Wednesday, June 6, 2018

Dora Maar / With & Without Picasso: A Biography / Review



Mary Ann Caws

Dora Maar With & Without Picasso: A Biography

Artist: Dora Maar
Author(s): Mary Ann Caws
Format: Hardback
Year published: 2000
Publisher: Thames & Hudson
Total Pages: 224
Illustrations: 228 Illustrations, 87 in colour
Picasso first saw Dora Maar across the Cafe des Deux Magots, where she was sitting alone stabbing the wooden table top between her gloved fingers with a penknife. Poised, beautiful and dramatically unconventional, Dora Maar was the former lover of Georges Bataille and a successful young photographer who produced some disturbingly powerful Surrealist images as well as reportage, portraits and fashion photography.
She was to be Picasso’s lover and muse for seven years. In that time she photographed him at work and play, in the studio and on the beach, alone or with friends such as Man Ray, Andre Breton, Jacqueline Lamba, and Paul Eluard. In earl 1938 she created a unique photographic record of the painting of Guernica, Picasso’s searing protest against the carnage of the Spanish Civil War.
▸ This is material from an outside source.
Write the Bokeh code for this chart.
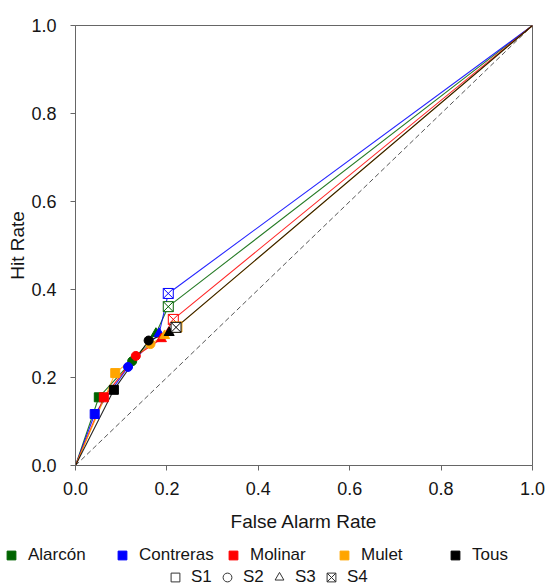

Dora’s own features were immortalized in the lamp bearing woman in Guernica and in the harrowing distortions of the Weeping Woman, the image in which Picasso achieved his most acute expression of the public and private anguish of those years.
Their relationship was stormy, and in 1943 reached a painful end. Dora was supported through the traumatic aftermath by her friend Jacques Lacan and went on to outlive Picasso by a quarter of a century. But almost nothing was known of her in those years, for she lived as a religious recluse, painting and writing poetry behind a veil of fiercely guarded privacy; ‘after Picasso, only God’, she once said. As a result, her story acquired an almost mythic tone. She was seen as the tragic muse, a woman forever shattered by the cruel genius Picasso. Mary Ann Caws tells a different story. This book places Dora Maar’s time with Picasso in the scope of a life of ninety years. It talks not about a myth, but about a charismatic, deeply intelligent woman and artist whose recognition is long overdue.